• [Task objective]: Look for the string "chart" and copy every line that has it.

====================

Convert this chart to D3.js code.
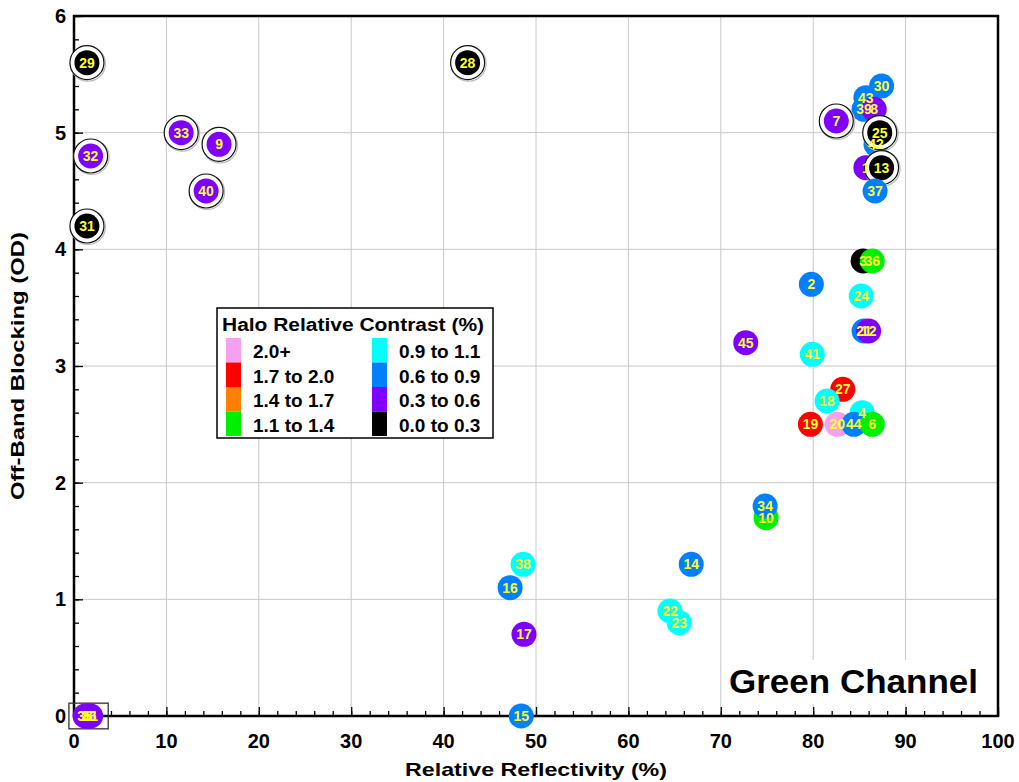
<!DOCTYPE html>
<html><head>
<script src="https://d3js.org/d3.v7.min.js"></script>
<style>
  body { margin: 0; background: #fff; }
  text { font-family: Arial, "Liberation Sans", sans-serif; font-weight: bold; }
</style>
</head>
<body>
<svg id="chart" width="1019" height="782"></svg>
<script>
// legend classes
const classNames = ["2.0+", "1.7 to 2.0", "1.4 to 1.7", "1.1 to 1.4", "0.9 to 1.1", "0.6 to 0.9", "0.3 to 0.6", "0.0 to 0.3"];
const classColors = ["#f7a0f0", "#ff0000", "#ff8000", "#00ee00", "#00ffff", "#0080ff", "#8000ff", "#000000"];

// points (drawing order matters for overlaps)
const ids    = [29, 28, 33, 9, 32, 40, 31, 30, 43, 39, 8, 42, 25, 7, 1, 13, 37, 3, 36, 2, 24, 21, 12, 45, 41, 27, 18, 4, 19, 20, 44, 6, 10, 34, 14, 38, 16, 22, 23, 17, 15, 35, 26, 5, 11];
const reflect= [1.4, 42.6, 11.6, 15.7, 1.8, 14.3, 1.4, 87.4, 85.7, 85.5, 86.6, 86.8, 87.2, 82.5, 85.7, 87.4, 86.7, 85.4, 86.4, 79.8, 85.2, 85.5, 86.0, 72.7, 79.9, 83.2, 81.5, 85.3, 79.7, 82.6, 84.4, 86.4, 74.9, 74.8, 66.8, 48.6, 47.2, 64.5, 65.5, 48.7, 48.4, 1.2, 1.6, 1.4, 1.8];
const od     = [5.6, 5.6, 5.0, 4.9, 4.8, 4.5, 4.2, 5.4, 5.3, 5.2, 5.2, 4.9, 5.0, 5.1, 4.7, 4.7, 4.5, 3.9, 3.9, 3.7, 3.6, 3.3, 3.3, 3.2, 3.1, 2.8, 2.7, 2.6, 2.5, 2.5, 2.5, 2.5, 1.7, 1.8, 1.3, 1.3, 1.1, 0.9, 0.8, 0.7, 0.0, 0.0, 0.0, 0.0, 0.0];
const cls    = [7, 7, 6, 6, 6, 6, 7, 5, 5, 5, 6, 5, 7, 6, 6, 7, 5, 7, 3, 5, 4, 5, 6, 6, 4, 1, 4, 4, 1, 0, 5, 3, 3, 5, 5, 4, 5, 4, 4, 6, 5, 6, 6, 6, 6];
const halo   = [1, 1, 1, 1, 1, 1, 1, 0, 0, 0, 0, 0, 1, 1, 0, 1, 0, 0, 0, 0, 0, 0, 0, 0, 0, 0, 0, 0, 0, 0, 0, 0, 0, 0, 0, 0, 0, 0, 0, 0, 0, 0, 0, 0, 0];

const xTicks = [0, 10, 20, 30, 40, 50, 60, 70, 80, 90, 100];
const yTicks = [0, 1, 2, 3, 4, 5, 6];

const svg = d3.select("svg#chart");
const margins = {top: 16, right: 21, bottom: 66, left: 74};
const W = +svg.attr("width"), H = +svg.attr("height");

const x = d3.scaleLinear().domain([0, 100]).range([margins.left, W - margins.right]);
const y = d3.scaleLinear().domain([0, 6]).range([H - margins.bottom, margins.top]);

// gridlines
xTicks.forEach(t => {
  svg.append("line").attr("x1", x(t)).attr("x2", x(t)).attr("y1", y(0)).attr("y2", y(6))
     .style("stroke", "#c8c8c8").style("stroke-width", 1);
});
yTicks.forEach(t => {
  svg.append("line").attr("x1", x(0)).attr("x2", x(100)).attr("y1", y(t)).attr("y2", y(t))
     .style("stroke", "#c8c8c8").style("stroke-width", 1);
});

// Green Channel label with white box
svg.append("rect").attr("x", 722).attr("y", 660).attr("width", 264).attr("height", 44).style("fill", "#fff");
svg.append("text").attr("x", 729).attr("y", 693)
   .style("font-size", "33px").attr("textLength", 249).attr("lengthAdjust", "spacingAndGlyphs")
   .text("Green Channel");

// axes with inward ticks
svg.append("g").attr("transform", `translate(0,${y(0)})`)
   .call(d3.axisBottom(x).tickValues(d3.range(0, 101, 2)).tickSize(-5).tickFormat(""));
svg.append("g").attr("transform", `translate(0,${y(0)})`)
   .call(d3.axisBottom(x).tickValues(xTicks).tickSize(-9).tickFormat(""));
svg.append("g").attr("transform", `translate(${x(0)},0)`)
   .call(d3.axisLeft(y).tickValues(d3.range(0, 6.01, 0.2)).tickSize(-5).tickFormat(""));
svg.append("g").attr("transform", `translate(${x(0)},0)`)
   .call(d3.axisLeft(y).tickValues(yTicks).tickSize(-9).tickFormat(""));
svg.selectAll(".domain").remove();
svg.selectAll(".tick line").style("stroke", "#000").style("stroke-width", 1.3);

// frame
svg.append("rect").attr("x", x(0)).attr("y", y(6)).attr("width", x(100) - x(0)).attr("height", y(0) - y(6))
   .style("fill", "none").style("stroke", "#000").style("stroke-width", 2.5);

// tick labels
xTicks.forEach(t => {
  svg.append("text").attr("x", x(t)).attr("y", y(0) + 32).attr("text-anchor", "middle")
     .style("font-size", "20px").text(t);
});
yTicks.forEach(t => {
  svg.append("text").attr("x", x(0) - 8).attr("y", y(t) + 7).attr("text-anchor", "end")
     .style("font-size", "20px").text(t);
});

// axis titles
svg.append("text").attr("x", 405).attr("y", 776)
   .style("font-size", "19px").attr("textLength", 262).attr("lengthAdjust", "spacingAndGlyphs")
   .text("Relative Reflectivity (%)");
svg.append("text").attr("transform", `translate(24,${(y(0) + y(6)) / 2}) rotate(-90)`)
   .attr("x", -134).style("font-size", "19px").attr("textLength", 268).attr("lengthAdjust", "spacingAndGlyphs")
   .text("Off-Band Blocking (OD)");

// box around the zero cluster
svg.append("rect").attr("x", x(-0.55)).attr("y", y(0.11)).attr("width", x(3.7) - x(-0.55)).attr("height", y(-0.11) - y(0.11))
   .style("fill", "none").style("stroke", "#333").style("stroke-width", 1.3);

// points
const pts = ids.map((id, i) => ({id: id, rx: reflect[i], od: od[i], c: cls[i], halo: halo[i]}));
pts.forEach(d => {
  if (d.halo) {
    svg.append("circle").attr("cx", x(d.rx) + 1).attr("cy", y(d.od) + 1).attr("r", 17.5)
       .style("fill", "none").style("stroke", "#bbb").style("stroke-width", 1.2);
    svg.append("circle").attr("cx", x(d.rx)).attr("cy", y(d.od)).attr("r", 17)
       .style("fill", "#fff").style("stroke", "#111").style("stroke-width", 1.2);
  }
  svg.append("circle").attr("cx", x(d.rx)).attr("cy", y(d.od)).attr("r", 12.5)
     .style("fill", classColors[d.c]);
});
pts.forEach(d => {
  svg.append("text").attr("x", x(d.rx)).attr("y", y(d.od) + 5).attr("text-anchor", "middle")
     .style("font-size", "14px").style("fill", "#ffff33").text(d.id);
});

// legend
const lg = svg.append("g").attr("transform", "translate(217,308)");
lg.append("rect").attr("width", 276).attr("height", 130).style("fill", "#fff")
  .style("stroke", "#000").style("stroke-width", 1.5);
lg.append("text").attr("x", 5).attr("y", 23).style("font-size", "18px")
  .attr("textLength", 262).attr("lengthAdjust", "spacingAndGlyphs").text("Halo Relative Contrast (%)");
classNames.forEach((n, i) => {
  const col = Math.floor(i / 4), row = i % 4;
  const gx = col === 0 ? 9 : 155;
  lg.append("rect").attr("x", gx).attr("y", 30 + row * 24.5).attr("width", 15).attr("height", 24.5)
    .style("fill", classColors[i]);
  lg.append("text").attr("x", gx + 27).attr("y", 50 + row * 24.5).style("font-size", "19px").text(n);
});
</script>
</body>
</html>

====================

• [Reply to the exercise]:
Convert this chart to D3.js code.
<svg id="chart" width="1019" height="782"></svg>
const svg = d3.select("svg#chart");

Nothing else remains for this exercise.